Pope Francis appointed him bishop of Chiclayo, Peru, in 2014, where he ministered until 2023. From April 2020 to May 2021, he also undertook the responsibility of apostolic administrator of the Diocese of Callao.
The 2025 letter requesting a canonical investigation had also claimed that as bishop of Chiclayo, he failed to open an investigation into reports of two priests having sexually abused several women when the women were as young as 9 years old. The Diocese of Chiclayo reported the allegations to the Dicastery for the Doctrine of the Faith, which closed the investigation in 2023 after the Peruvian civil investigation was dropped. According to the College of Cardinals Report, the diocese issued a statement denying that then-Bishop Prevost failed to follow proper procedures and stated that he did open an investigation. He sent the results to the DDF and met personally with the victims, according to the diocese.

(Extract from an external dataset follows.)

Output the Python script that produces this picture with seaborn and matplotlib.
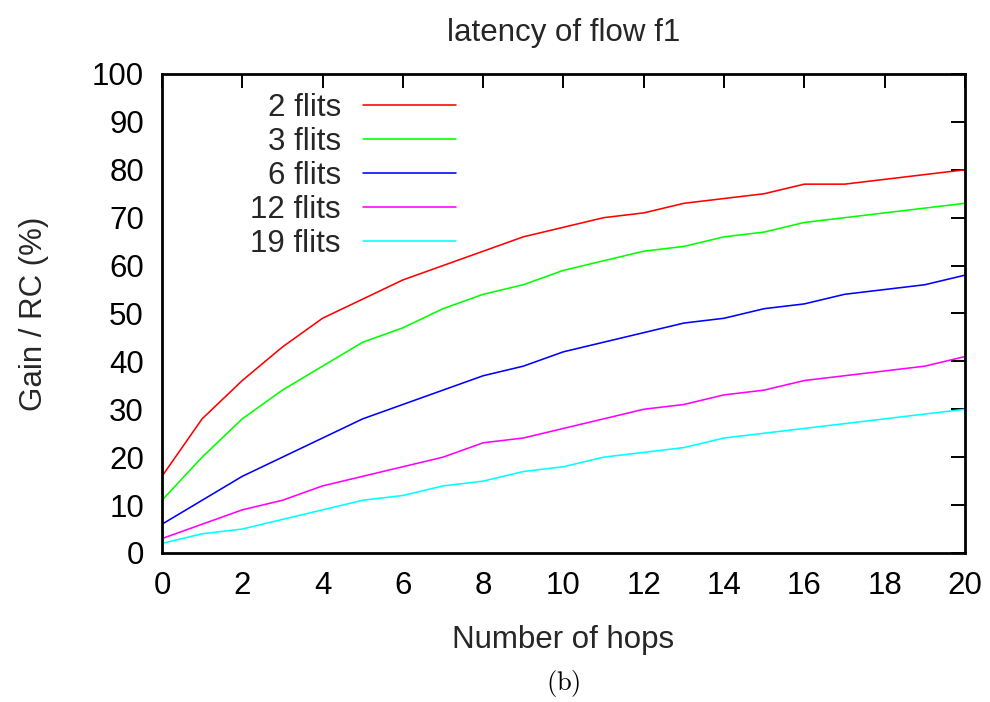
import numpy as np
import pandas as pd
import matplotlib
matplotlib.use("Agg")
import matplotlib.pyplot as plt
import seaborn as sns

# Hop counts and gain series (one per packet size)
hops = list(range(0, 21))
gain_2 = [16, 28, 36, 43, 49, 53, 57, 60, 63, 66, 68, 70, 71, 73, 74, 75, 77, 77, 78, 79, 80]
gain_3 = [11, 20, 28, 34, 39, 44, 47, 51, 54, 56, 59, 61, 63, 64, 66, 67, 69, 70, 71, 72, 73]
gain_6 = [6, 11, 16, 20, 24, 28, 31, 34, 37, 39, 42, 44, 46, 48, 49, 51, 52, 54, 55, 56, 58]
gain_12 = [3, 6, 9, 11, 14, 16, 18, 20, 23, 24, 26, 28, 30, 31, 33, 34, 36, 37, 38, 39, 41]
gain_19 = [2, 4, 5, 7, 9, 11, 12, 14, 15, 17, 18, 20, 21, 22, 24, 25, 26, 27, 28, 29, 30]

series_labels = ["2 flits", "3 flits", "6 flits", "12 flits", "19 flits"]
series_values = [gain_2, gain_3, gain_6, gain_12, gain_19]
series_colors = ["#ff0000", "#00ff00", "#0000ff", "#ff00ff", "#00ffff"]

x_ticks = list(range(0, 21, 2))
y_ticks = list(range(0, 101, 10))

df = pd.DataFrame({
    "hops": hops * len(series_labels),
    "gain": sum(series_values, []),
    "size": sum([[lab] * len(hops) for lab in series_labels], []),
})

sns.set_theme(style="white")
plt.rcParams["font.family"] = ["Liberation Sans", "DejaVu Sans"]
plt.rcParams["mathtext.fontset"] = "cm"

fig = plt.figure(figsize=(9.9, 7.02), dpi=100)
ax = fig.add_axes([0.1636, 0.2123, 0.9747 - 0.1636, 0.8946 - 0.2123])

sns.lineplot(data=df, x="hops", y="gain", hue="size", hue_order=series_labels,
             palette=series_colors, linewidth=1.15, ax=ax)

ax.set_xlim(0, 20)
ax.set_ylim(0, 100)
ax.set_xticks(x_ticks)
ax.set_yticks(y_ticks)

fs = 22.5
ax.tick_params(axis="both", which="major", direction="in", length=10, width=1.4,
               labelsize=fs, top=True, right=True, pad=13, colors="black")
for sp in ax.spines.values():
    sp.set_linewidth(2)
    sp.set_color("black")

ax.set_xlabel("Number of hops", fontsize=fs, labelpad=17)
ax.set_ylabel("Gain / RC (%)", fontsize=fs, labelpad=31)
ax.set_title("latency of flow f1", fontsize=fs, pad=24)

leg = ax.legend(loc="upper right", bbox_to_anchor=(0.394, 1.006), frameon=False,
                markerfirst=False, fontsize=fs, handlelength=3.0, handletextpad=0.7,
                labelspacing=0.13, borderpad=0.2)
for line in leg.get_lines():
    line.set_linewidth(1.15)

fig.text(0.5685, 0.027, r"$\mathrm{(b)}$", ha="center", va="center", fontsize=19,
         color="black")

fig.savefig("out.png", dpi=100)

He became bishop emeritus of Chiclayo in 2023 when he took on the roles of Prefect of the Dicastery for Bishops and president of the Pontifical Commission for Latin America. In 2023 after being called to be the prefect of the Dicastery for Bishops, then-Cardinal Prevost shared in the interview with the Augustinian Order online about his reaction to the news.
“It is an honour to receive this mandate but, honestly, it is difficult for me to leave Chiclayo after so many years, more than 20 years in Peru, being happy doing what I was doing,” he said at the time. “So, now back in Rome, a city with which I am obviously very familiar. Every day I say to myself: ‘Lord, all this is in your hands. Give me the grace I need to bring this task to a successful conclusion.’ And as I have tried to do throughout my religious life, I said yes, go ahead with the great adventure of being a follower of Christ.”
He also said that to be “a good bishop,” one must “know how to govern, to administer, to organise and to know how to deal with people.”
“But if I had to point out one trait above all others,” he said, “it is that he must proclaim Jesus Christ and live the faith so that the faithful see in his witness an incentive to them to want to be an ever more active part of the Church that Jesus Christ himself founded. In just a few words: to help people come to know Christ through the gift of faith.”